Each week during the fall, I will do a short blog post about a particular monument or building in New York City. Stay tuned for more!

April 24, 2018: The Column to Columbus

Just as private individuals choose to celebrate their lives by erecting neoantique monuments, Roman arches and columns were constructed across the cityscape of New York. The most obvious and monumental example of this is the 76 foot Column to Columbus which stands at the heart of Columbus Circle.

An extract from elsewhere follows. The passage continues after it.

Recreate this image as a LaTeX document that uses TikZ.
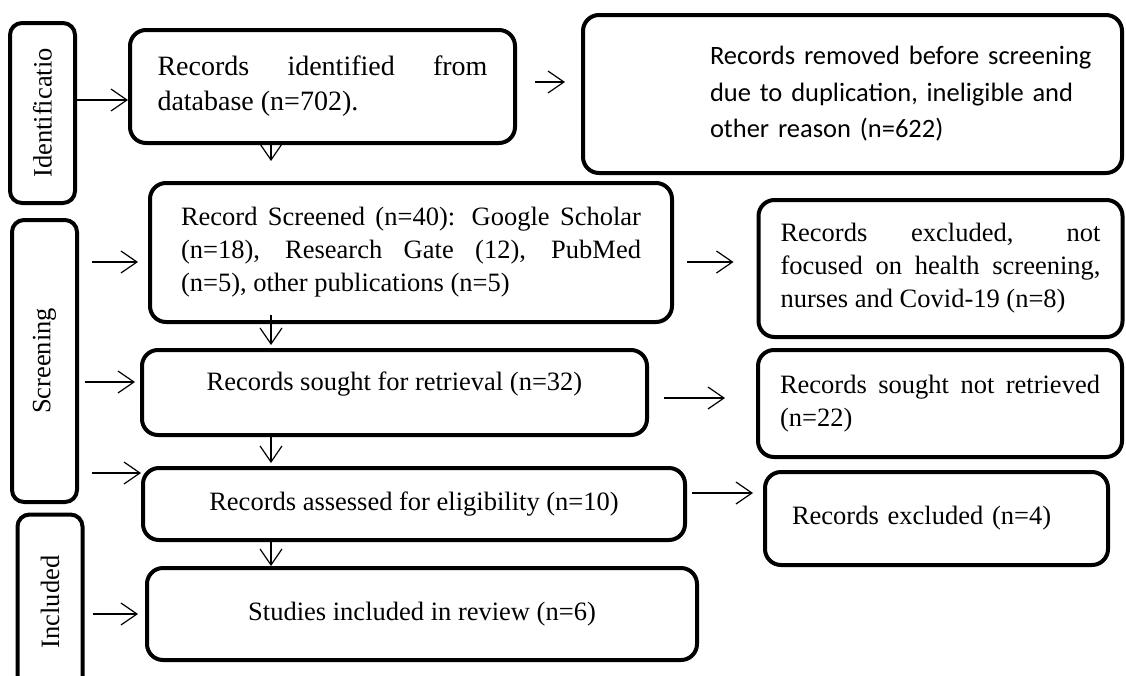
\documentclass[tikz,border=0pt]{standalone}
\usepackage{fontspec}
\setmainfont{Liberation Serif}
\newfontfamily\calibri{Carlito}
\usepackage{graphicx}
\usetikzlibrary{arrows.meta, positioning}
\hyphenpenalty=10000

\begin{document}
\begin{tikzpicture}[
    x=1pt, y=-1pt,
    box/.style={draw, line width=4pt, rounded corners=16pt, inner sep=0pt, font=\fontsize{26.5}{33}\selectfont},
    side/.style={draw, line width=4pt, rounded corners=12pt, inner sep=0pt, minimum width=65pt, font=\fontsize{26.5}{33}\selectfont},
    arr/.style={-{Straight Barb[length=16pt, width=22pt]}, line width=1.2pt}
]
    \useasboundingbox (0,0) rectangle (1126,675);
    \coordinate (col) at (271,0);

    \node[side, minimum height=180pt] (ide) at (42.5,113) {\rotatebox{90}{Identificatio}};
    \node[side, minimum height=282pt] (scn) at (44.5,361) {\rotatebox{90}{Screening}};
    \node[side, minimum height=175pt] (inc) at (50,602) {\rotatebox{90}{Included}};

    \node[box, minimum width=385pt, minimum height=113pt, text width=330pt, align=justify, font=\fontsize{28}{35}\selectfont] (rid) at (322.5,86.5) {Records identified from\linebreak database (n=702).};
    \node[box, minimum width=539pt, minimum height=158pt, text width=539pt, align=left, font=\calibri\fontsize{26.5}{36.5}\selectfont] (rem) at (852.5,94) {\leftskip=127pt\parfillskip=0pt plus 1fil Records removed before screening\\ due to duplication, ineligible and\\ other reason (n=622)\par};
    \node[box, minimum width=522pt, minimum height=139pt, text width=460pt, align=justify] (scr) at (411,252.5) {Record Screened (n=40): Google Scholar\linebreak (n=18), Research Gate (12), PubMed\linebreak (n=5), other publications (n=5)};
    \node[box, minimum width=364pt, minimum height=137pt, text width=320pt, align=justify] (exc) at (940.5,268.5) {Records excluded, not\linebreak focused on health screening,\linebreak nurses and Covid-19 (n=8)};
    \node[box, minimum width=505pt, minimum height=85pt, text height=18pt, text depth=23pt] (srt) at (394.5,392.5) {Records sought for retrieval (n=32)};
    \node[box, minimum width=364pt, minimum height=107pt, text width=320pt, align=justify] (nrt) at (940,403.5) {Records sought not retrieved\linebreak (n=22)};
    \node[box, minimum width=542pt, minimum height=72pt] (ass) at (414,504) {Records assessed for eligibility (n=10)};
    \node[box, minimum width=343pt, minimum height=93pt, text width=289pt, align=left] (ex4) at (936.5,518.5) {Records excluded (n=4)};
    \node[box, minimum width=550pt, minimum height=92pt] (stu) at (422,614) {Studies included in review (n=6)};

    \draw[arr] ([yshift=-13.5pt]rid.west -| ide.east) -- ([yshift=-13.5pt]rid.west);
    \draw[arr, shorten <=13pt, shorten >=10pt] ([yshift=-9.5pt]scr.west -| scn.east) -- ([yshift=-9.5pt]scr.west);
    \draw[arr, shorten <=6pt, shorten >=5pt] ([yshift=10.5pt]srt.west -| scn.east) -- ([yshift=10.5pt]srt.west);
    \draw[arr, shorten <=13pt] ([yshift=31pt]ass.west -| scn.east) -- ([yshift=31pt]ass.west);
    \draw[arr, shorten <=8pt, shorten >=7pt] (inc.east |- stu.west) -- (stu.west);

    \draw[arr, shorten <=18pt, shorten >=16pt] ([yshift=4.5pt]rid.east) -- ([yshift=4.5pt]rid.east -| rem.west);
    \draw[arr, shorten <=13pt, shorten >=23pt] ([yshift=-9.5pt]scr.east) -- ([yshift=-9.5pt]scr.east -| exc.west);
    \draw[arr, shorten <=15pt, shorten >=31pt] ([yshift=-5.5pt]srt.east) -- ([yshift=-5.5pt]srt.east -| nrt.west);
    \draw[arr, shorten <=5pt, shorten >=10pt] ([yshift=11pt]ass.east) -- ([yshift=11pt]ass.east -| ex4.west);

    \draw[arr, shorten >=20pt] (col |- rid.south) -- (col |- scr.north);
    \draw[arr, shorten <=-9pt, shorten >=3pt] (col |- scr.south) -- (col |- srt.north);
    \draw[arr, shorten <=-3pt, shorten >=3pt] (col |- srt.south) -- (col |- ass.north);
    \draw[arr] (col |- ass.south) -- (col |- stu.north);
\end{tikzpicture}
\end{document}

The efforts to erect the column were lead by Carlo Barsotti, the Italian-American publisher of Il Progresso Italo Americano, and were largely underwritten by Italian Americans through donations. The column’s form and iconography speaks to the lasting power of antiquity’s monumental forms. Columns crowned with statues were erected as victory monuments in ancient Rome and Greece. The 400th anniversary of Columbus’ discovery of America in 1892 was a widely celebrated event in the US, with the Columbian exposition or the Chicago’s World Fair opening in 1893. In NY, an honorific column was erected to Columbus

A top the column is a 13 foot statue of Columbus. The column is decorated with anchors and rostra (the beaks of ships), which were symbols of naval victory in ancient Rome, as well as inscriptions in English and Italian that celebrated Columbus’ discovery.

The iconography of the column’s decoration was clear to a viewer who knew classical culture and those that did not. On the column’s pedestal was winged youth, who was studying the globe, an allusion to Columbus’ successful naval exploration, there are two bronze bas-reliefs on the bottom of the pedestal. The commissioning of this monument reflects that NYC’s immigrant populations–not only the elite of NYC–engaged in the tradition of commemorating great men of the past through a classical lexicon and iconography.

The column is not a relic of a bygone era of America discovering and building her Empire, but is a dynamic monument of the contemporary cityscape. In Fall 2012, with the support of the Public Art Fund, Tatzu Nishi, a Japanese-born artist, created a contemporary art installation, called Discovering Columbus, around the statue. This engaging project saw Nishi create a furnished, living room, where visitors could sit, while looking down Broadway or gazing up at Columbus. By creating this room around Columbus, Nishi interpreted the column in a “contemporary New York style,” creating an effect that unique, surreal opportunity to experience a historical monument, in a way that as one almost never does. Nishi’s selection of the Column of Columbus reminds us that ancient material culture does not go out of style, but continues to influence the production of art and culture in New York City in new and original ways to this day.